Houses don’t buy video. People do.

Tucked into Netflix’s second quarter earnings report was an interesting wrinkle about industry semantics. Co-CEO Reed Hastings made a point of diverting from the familiar metric known as ARPU (for average revenue per “unit”) and instead using the term average revenue per “membership,” or ARM.

The pivot is designed to remind investors, analysts, and Netflix itself that in the modern video business, the elemental source of a subscription isn’t a “unit,” but a person. Hastings tweeted that Netflix is “trying to be more human.”

There’s more to the concept than just a feel-good vibe, however. It’s a recognition that the video industry might be smart to shift from a “household” orientation to an individual orientation, with positive implications for category growth.

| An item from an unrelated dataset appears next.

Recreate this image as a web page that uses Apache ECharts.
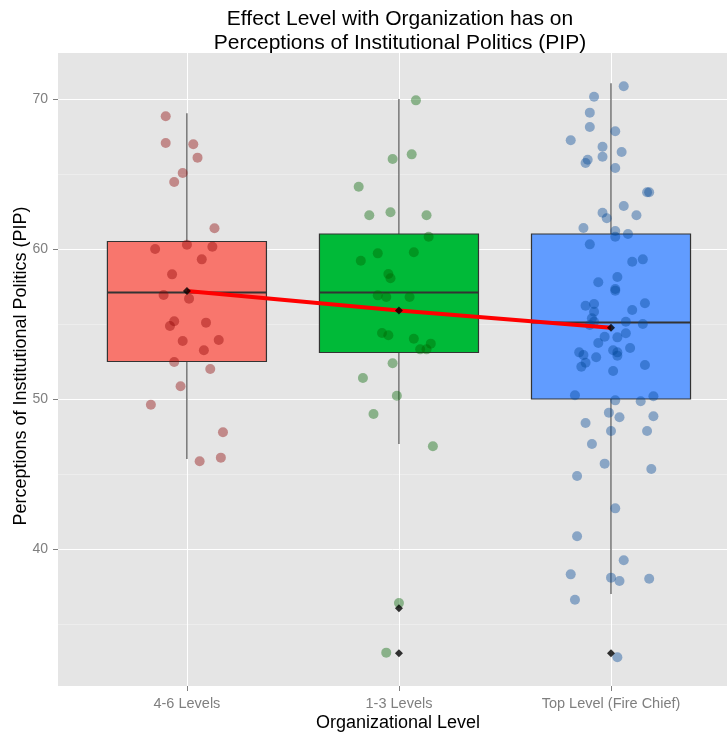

The lingering reliance on households as the defining unit of a billing relationship is self-limiting. There are about 120 million households in the U.S., but there are nearly 2x as many people over 18 living in them. Streaming video providers like Netflix don’t sell their services to structures, but to individuals. As a result, it’s not unusual for a “household” to represent more than one subscription unit. Think of the case where four roommates live in the same dwelling, with three of them maintaining their own unique video streaming accounts (mitigated somewhat, of course, by some friendly password sharing).

No better representation of the virtuous multiplication factor here exists than in the mobile/cellular phone category. In the U.S., there are some 440 million cell phone accounts, per the wireless industry association CTIA. The shift from housebound landline phones (one line serving multiple people) to individualized mobile plans (more accounts than there are people) has been an enormous driver of growth for the “telephone” industry.

Next? Households historically have been used as cable’s go-to denominator of market presence and penetration. But it might be time to retire the concept. Netflix’s twist on “ARM” is a step in that direction, and one that serves as a reminder that the opportunity is larger than just the number of dwellings in the U.S.

As for the number of ARMs out there, Netflix had a mixed quarter, with the net number of U.S. and Canadian accounts shrinking for just the second time, by 430,000. That left the North American total at just under 74 million as of June 30 and prompted some hand-wringing this week among analysts who are worried the entire streaming category might be in for a period of slowing growth. On the flipside, Netflix chugged along solidly on the global front, adding 1.54 million net new subscriptions outside of North America to bring the overall total to 209 million. For anybody who’s counting, that’s about 3% of the world’s population.